Privacy-preserving anomaly counting for time-series data in edge-assisted crowdsensing
journal contribution
posted on 2024-11-17, 16:41authored byShijin Chen, Willy Susilo, Yudi Zhang, Bo Yang, Mingwu Zhang
Crowdsensing is an emerging data collection paradigm that enables data collected from a large number of Internet of Things devices to support effective decision-making. Anomaly counting as a data analysis method allows the identification of unintended behaviors to enhance decision-making capabilities. However, ensuring the sensing data privacy and increasing the willingness of data providers are significant challenges to guarantee quality decision-making. This paper proposes a flexible mechanism to provide the service of privacy-preserving anomaly counting for time-series data in edge-assisted crowdsensing. Specifically, to protect the sensing data of the data providers, a secure secret sharing protocol is designed based on additive secret sharing.
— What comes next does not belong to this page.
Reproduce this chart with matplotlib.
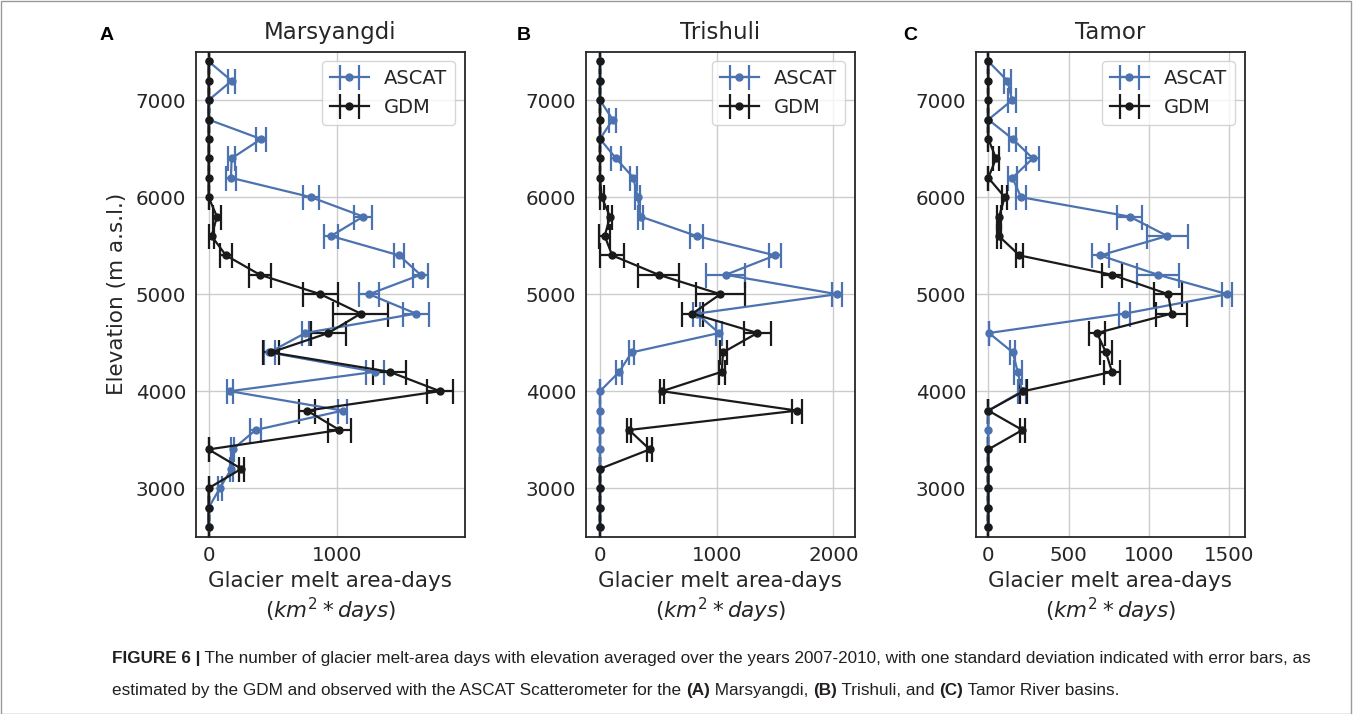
import matplotlib
matplotlib.use("Agg")
import matplotlib.pyplot as plt
from matplotlib.patches import Rectangle

# elevation bands (m a.s.l.), top to bottom
elev = [7400, 7200, 7000, 6800, 6600, 6400, 6200, 6000, 5800, 5600, 5400, 5200, 5000,
        4800, 4600, 4400, 4200, 4000, 3800, 3600, 3400, 3200, 3000, 2800, 2600]

basins = ["Marsyangdi", "Trishuli", "Tamor"]
letters = ["A", "B", "C"]

# Marsyangdi
ascat_a = [0, 179, 0, 0, 408, 179, 174, 797, 1203, 953, 1483, 1649, 1249,
           1613, 753, 473, 1294, 166, 1044, 366, 187, 177, 88, 0, 0]
ascat_a_err = [0, 29, 0, 0, 39, 29, 39, 61, 69, 57, 38, 56, 79,
               100, 29, 40, 73, 20, 36, 40, 13, 13, 17, 0, 0]
gdm_a = [0, 0, 0, 0, 0, 0, 0, 0, 65, 23, 135, 400, 870,
         1184, 932, 486, 1408, 1800, 766, 1018, 0, 255, 0, 0, 0]
gdm_a_err = [0, 0, 0, 0, 0, 0, 0, 0, 31, 18, 47, 88, 136,
             215, 135, 60, 130, 99, 60, 90, 0, 19, 0, 0, 0]

# Trishuli
ascat_b = [0, 0, 0, 109, 0, 137, 286, 323, 349, 827, 1501, 1077, 2031,
           830, 1020, 271, 165, 0, 0, 0, 0, 0, 0, 0, 0]
ascat_b_err = [0, 0, 0, 29, 0, 41, 31, 23, 21, 57, 54, 167, 43,
               30, 26, 21, 26, 0, 0, 0, 0, 0, 0, 0, 0]
gdm_b = [0, 0, 0, 0, 0, 0, 0, 14, 86, 40, 105, 503, 1031,
         792, 1348, 1054, 1043, 531, 1689, 249, 426, 0, 0, 0, 0]
gdm_b_err = [0, 0, 0, 0, 0, 0, 0, 17, 19, 46, 104, 177, 211,
             93, 118, 30, 24, 20, 43, 19, 21, 0, 0, 0, 0]

# Tamor
ascat_c = [0, 119, 148, 0, 152, 277, 150, 204, 881, 1115, 698, 1058, 1490,
           850, 4, 152, 183, 210, 0, 0, 0, 0, 0, 0, 0]
ascat_c_err = [0, 23, 26, 0, 23, 40, 26, 31, 78, 127, 52, 130, 31,
               33, 0, 14, 24, 25, 0, 0, 0, 0, 0, 0, 0]
gdm_c = [0, 0, 0, 0, 0, 48, 0, 102, 67, 65, 194, 771, 1121,
         1142, 677, 733, 771, 219, 0, 212, 0, 0, 0, 0, 0]
gdm_c_err = [0, 0, 0, 0, 0, 16, 0, 14, 14, 14, 21, 65, 86,
             96, 52, 40, 50, 22, 0, 14, 0, 0, 0, 0, 0]

ascat = [ascat_a, ascat_b, ascat_c]
ascat_err = [ascat_a_err, ascat_b_err, ascat_c_err]
gdm = [gdm_a, gdm_b, gdm_c]
gdm_err = [gdm_a_err, gdm_b_err, gdm_c_err]

xticks = [[0, 1000], [0, 1000, 2000], [0, 500, 1000, 1500]]
xlims = [(-98, 1995), (-120, 2185), (-77, 1600)]

plt.rcParams["font.family"] = "DejaVu Sans"
plt.rcParams["text.color"] = "#262626"
plt.rcParams["xtick.color"] = "#262626"
plt.rcParams["ytick.color"] = "#262626"
plt.rcParams["axes.labelcolor"] = "#262626"

W, H = 1357, 714
fig = plt.figure(figsize=(W / 100, H / 100), dpi=100)
fig.patch.set_facecolor("white")

blue = "#4C72B0"
dark = "#1a1a1a"
lefts = [196, 586, 976]
for i in range(3):
    ax = fig.add_axes([lefts[i] / W, 1 - 536.7 / H, 269 / W, 485 / H])
    ax.errorbar(ascat[i], elev, xerr=ascat_err[i], color=blue, marker="o", ms=5,
                lw=1.6, elinewidth=1.6, capsize=9, capthick=1.6, label="ASCAT")
    ax.errorbar(gdm[i], elev, xerr=gdm_err[i], color=dark, marker="o", ms=5,
                lw=1.6, elinewidth=1.6, capsize=9, capthick=1.6, label="GDM")
    ax.set_ylim(2500, 7500)
    ax.set_xlim(*xlims[i])
    ax.set_yticks([3000, 4000, 5000, 6000, 7000])
    ax.set_xticks(xticks[i])
    ax.grid(True, color="#cccccc", lw=1)
    ax.set_axisbelow(True)
    for s in ax.spines.values():
        s.set_color("#262626")
        s.set_linewidth(1.3)
    ax.tick_params(labelsize=14.3, length=0, pad=7)
    ax.set_title(basins[i], fontsize=16.5, pad=9)
    ax.set_xlabel("Glacier melt area-days\n($km^2*days$)", fontsize=15.5, labelpad=4)
    if i == 0:
        ax.set_ylabel("Elevation (m a.s.l.)", fontsize=15.5, labelpad=6)
    ax.legend(loc="upper right", fontsize=14, frameon=True, fancybox=True,
              edgecolor="#cccccc", borderpad=0.4, handlelength=2.0)

# panel letters
for x, lt in zip([100, 517, 903], letters):
    fig.text(x / W, 1 - 35 / H, lt, fontsize=14, fontweight="bold",
             family="Liberation Sans", color="black", va="center", ha="left")

# caption
renderer = fig.canvas.get_renderer()
cap_font = ["Liberation Sans", "DejaVu Sans"]


def put_line(pieces, x0, y):
    x = x0
    for txt, bold in pieces:
        t = fig.text(x / W, 1 - y / H, txt, fontsize=12.3, family=cap_font,
                     fontweight="bold" if bold else "normal", color="#231f20",
                     va="baseline", ha="left")
        bb = t.get_window_extent(renderer)
        x = bb.x1


put_line([("FIGURE 6 |", True),
          (" The number of glacier melt-area days with elevation averaged over the years "
           "2007-2010, with one standard deviation indicated with error bars, as", False)],
         112, 663)
put_line([("estimated by the GDM and observed with the ASCAT Scatterometer for the ", False),
          ("(A)", True), (" Marsyangdi, ", False), ("(B)", True),
          (" Trishuli, and ", False), ("(C)", True), (" Tamor River basins.", False)],
         112, 695)

# outer frame
fig.patches.append(Rectangle((1 / W, 0.5 / H), 1350 / W, 1 - 1.5 / H, transform=fig.transFigure,
                             fill=False, edgecolor="#9a9a9a", lw=1))

fig.savefig("out.png", dpi=100)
Next, a privacy-preserving anomaly counting algorithm based on the windowed Gaussian anomaly detector is proposed, and multiple secure sub-protocols are employed as building blocks to guarantee the privacy of the counting result and the sensing data. Additionally, the algorithm supports flexible setting of the metric of anomaly detection by the data requester when the anomaly score of sensing data is protected. Security analysis proves that the proposed scheme protects the sensing data and the results of anomaly counting for data providers and the data requester respectively. A series of experiments based on two real datasets and smart devices demonstrate that the proposed scheme is effective and saves more than half of the computation, communication, and storage cost for data providers.